-- Begin Dataset content --

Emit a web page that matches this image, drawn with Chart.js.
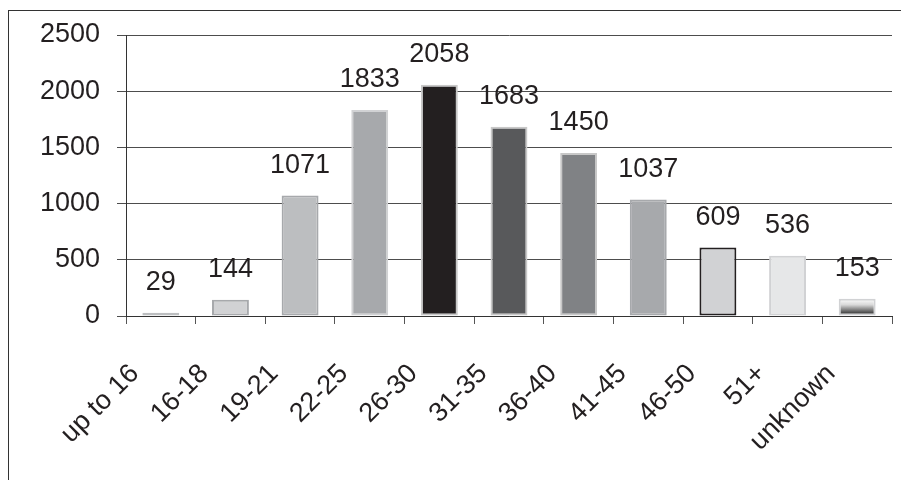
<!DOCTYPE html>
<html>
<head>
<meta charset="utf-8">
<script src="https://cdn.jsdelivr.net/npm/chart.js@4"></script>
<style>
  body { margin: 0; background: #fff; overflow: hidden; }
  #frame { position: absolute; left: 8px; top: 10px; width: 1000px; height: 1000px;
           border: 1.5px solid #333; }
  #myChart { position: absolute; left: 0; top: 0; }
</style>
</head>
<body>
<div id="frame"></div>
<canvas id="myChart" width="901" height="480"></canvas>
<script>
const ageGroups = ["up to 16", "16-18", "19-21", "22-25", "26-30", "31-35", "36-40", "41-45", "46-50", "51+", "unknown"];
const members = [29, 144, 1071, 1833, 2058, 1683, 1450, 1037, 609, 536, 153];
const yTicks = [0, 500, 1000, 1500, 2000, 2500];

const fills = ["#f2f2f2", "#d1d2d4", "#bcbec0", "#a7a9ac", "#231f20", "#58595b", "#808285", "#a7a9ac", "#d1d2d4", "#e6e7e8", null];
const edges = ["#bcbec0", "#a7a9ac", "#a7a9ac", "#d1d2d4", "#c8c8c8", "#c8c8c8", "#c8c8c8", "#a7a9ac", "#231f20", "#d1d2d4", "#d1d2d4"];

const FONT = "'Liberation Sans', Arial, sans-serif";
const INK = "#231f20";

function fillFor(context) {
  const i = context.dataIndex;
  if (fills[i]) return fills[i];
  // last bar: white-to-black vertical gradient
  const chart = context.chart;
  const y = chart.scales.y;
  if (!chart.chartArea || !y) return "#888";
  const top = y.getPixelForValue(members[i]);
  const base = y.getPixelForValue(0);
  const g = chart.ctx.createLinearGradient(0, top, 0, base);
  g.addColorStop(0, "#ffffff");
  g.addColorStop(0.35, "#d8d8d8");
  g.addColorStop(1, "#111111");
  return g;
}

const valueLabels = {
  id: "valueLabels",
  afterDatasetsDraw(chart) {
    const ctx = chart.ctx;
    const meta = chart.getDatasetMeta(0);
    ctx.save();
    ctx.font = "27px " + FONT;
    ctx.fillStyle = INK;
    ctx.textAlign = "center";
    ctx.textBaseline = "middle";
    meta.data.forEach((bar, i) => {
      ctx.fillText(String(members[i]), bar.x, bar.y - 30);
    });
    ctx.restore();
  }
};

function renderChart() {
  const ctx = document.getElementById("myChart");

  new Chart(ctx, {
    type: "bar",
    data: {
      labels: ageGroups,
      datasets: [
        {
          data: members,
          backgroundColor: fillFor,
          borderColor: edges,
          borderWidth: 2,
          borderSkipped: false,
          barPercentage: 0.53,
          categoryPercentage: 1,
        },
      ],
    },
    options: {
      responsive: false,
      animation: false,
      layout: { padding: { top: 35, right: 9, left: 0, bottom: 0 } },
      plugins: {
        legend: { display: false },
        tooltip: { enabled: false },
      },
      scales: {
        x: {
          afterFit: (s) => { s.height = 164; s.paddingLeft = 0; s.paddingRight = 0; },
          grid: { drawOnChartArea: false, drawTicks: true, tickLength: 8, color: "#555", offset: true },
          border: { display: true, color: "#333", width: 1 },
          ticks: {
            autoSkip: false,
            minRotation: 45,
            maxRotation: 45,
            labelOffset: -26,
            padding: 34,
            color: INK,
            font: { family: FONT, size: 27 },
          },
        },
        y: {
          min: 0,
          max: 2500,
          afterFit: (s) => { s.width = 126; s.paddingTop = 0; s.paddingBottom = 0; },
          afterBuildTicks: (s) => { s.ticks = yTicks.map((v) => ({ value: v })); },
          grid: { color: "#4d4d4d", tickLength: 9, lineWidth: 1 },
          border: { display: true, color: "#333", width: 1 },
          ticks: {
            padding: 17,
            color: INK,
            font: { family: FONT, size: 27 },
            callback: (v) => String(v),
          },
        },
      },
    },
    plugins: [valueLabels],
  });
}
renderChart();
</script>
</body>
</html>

-- End Dataset content --

→ **What is being asked**: Every line should be retyped exactly, with the pictures omitted.

→ **Full response**:
Emit a web page that matches this image, drawn with Chart.js.
<!DOCTYPE html>
<html>
<head>
<meta charset="utf-8">
<script src="https://cdn.jsdelivr.net/npm/chart.js@4"></script>
<style>
  body { margin: 0; background: #fff; overflow: hidden; }
  #frame { position: absolute; left: 8px; top: 10px; width: 1000px; height: 1000px;
           border: 1.5px solid #333; }
  #myChart { position: absolute; left: 0; top: 0; }
</style>
</head>
<body>
<div id="frame"></div>
<canvas id="myChart" width="901" height="480"></canvas>
<script>
const ageGroups = ["up to 16", "16-18", "19-21", "22-25", "26-30", "31-35", "36-40", "41-45", "46-50", "51+", "unknown"];
const members = [29, 144, 1071, 1833, 2058, 1683, 1450, 1037, 609, 536, 153];
const yTicks = [0, 500, 1000, 1500, 2000, 2500];

const fills = ["#f2f2f2", "#d1d2d4", "#bcbec0", "#a7a9ac", "#231f20", "#58595b", "#808285", "#a7a9ac", "#d1d2d4", "#e6e7e8", null];
const edges = ["#bcbec0", "#a7a9ac", "#a7a9ac", "#d1d2d4", "#c8c8c8", "#c8c8c8", "#c8c8c8", "#a7a9ac", "#231f20", "#d1d2d4", "#d1d2d4"];

const FONT = "'Liberation Sans', Arial, sans-serif";
const INK = "#231f20";

function fillFor(context) {
  const i = context.dataIndex;
  if (fills[i]) return fills[i];
  // last bar: white-to-black vertical gradient
  const chart = context.chart;
  const y = chart.scales.y;
  if (!chart.chartArea || !y) return "#888";
  const top = y.getPixelForValue(members[i]);
  const base = y.getPixelForValue(0);
  const g = chart.ctx.createLinearGradient(0, top, 0, base);
  g.addColorStop(0, "#ffffff");
  g.addColorStop(0.35, "#d8d8d8");
  g.addColorStop(1, "#111111");
  return g;
}

const valueLabels = {
  id: "valueLabels",
  afterDatasetsDraw(chart) {
    const ctx = chart.ctx;
    const meta = chart.getDatasetMeta(0);
    ctx.save();
    ctx.font = "27px " + FONT;
    ctx.fillStyle = INK;
    ctx.textAlign = "center";
    ctx.textBaseline = "middle";
    meta.data.forEach((bar, i) => {
      ctx.fillText(String(members[i]), bar.x, bar.y - 30);
    });
    ctx.restore();
  }
};

function renderChart() {
  const ctx = document.getElementById("myChart");

  new Chart(ctx, {
    type: "bar",
    data: {
      labels: ageGroups,
      datasets: [
        {
          data: members,
          backgroundColor: fillFor,
          borderColor: edges,
          borderWidth: 2,
          borderSkipped: false,
          barPercentage: 0.53,
          categoryPercentage: 1,
        },
      ],
    },
    options: {
      responsive: false,
      animation: false,
      layout: { padding: { top: 35, right: 9, left: 0, bottom: 0 } },
      plugins: {
        legend: { display: false },
        tooltip: { enabled: false },
      },
      scales: {
        x: {
          afterFit: (s) => { s.height = 164; s.paddingLeft = 0; s.paddingRight = 0; },
          grid: { drawOnChartArea: false, drawTicks: true, tickLength: 8, color: "#555", offset: true },
          border: { display: true, color: "#333", width: 1 },
          ticks: {
            autoSkip: false,
            minRotation: 45,
            maxRotation: 45,
            labelOffset: -26,
            padding: 34,
            color: INK,
            font: { family: FONT, size: 27 },
          },
        },
        y: {
          min: 0,
          max: 2500,
          afterFit: (s) => { s.width = 126; s.paddingTop = 0; s.paddingBottom = 0; },
          afterBuildTicks: (s) => { s.ticks = yTicks.map((v) => ({ value: v })); },
          grid: { color: "#4d4d4d", tickLength: 9, lineWidth: 1 },
          border: { display: true, color: "#333", width: 1 },
          ticks: {
            padding: 17,
            color: INK,
            font: { family: FONT, size: 27 },
            callback: (v) => String(v),
          },
        },
      },
    },
    plugins: [valueLabels],
  });
}
renderChart();
</script>
</body>
</html>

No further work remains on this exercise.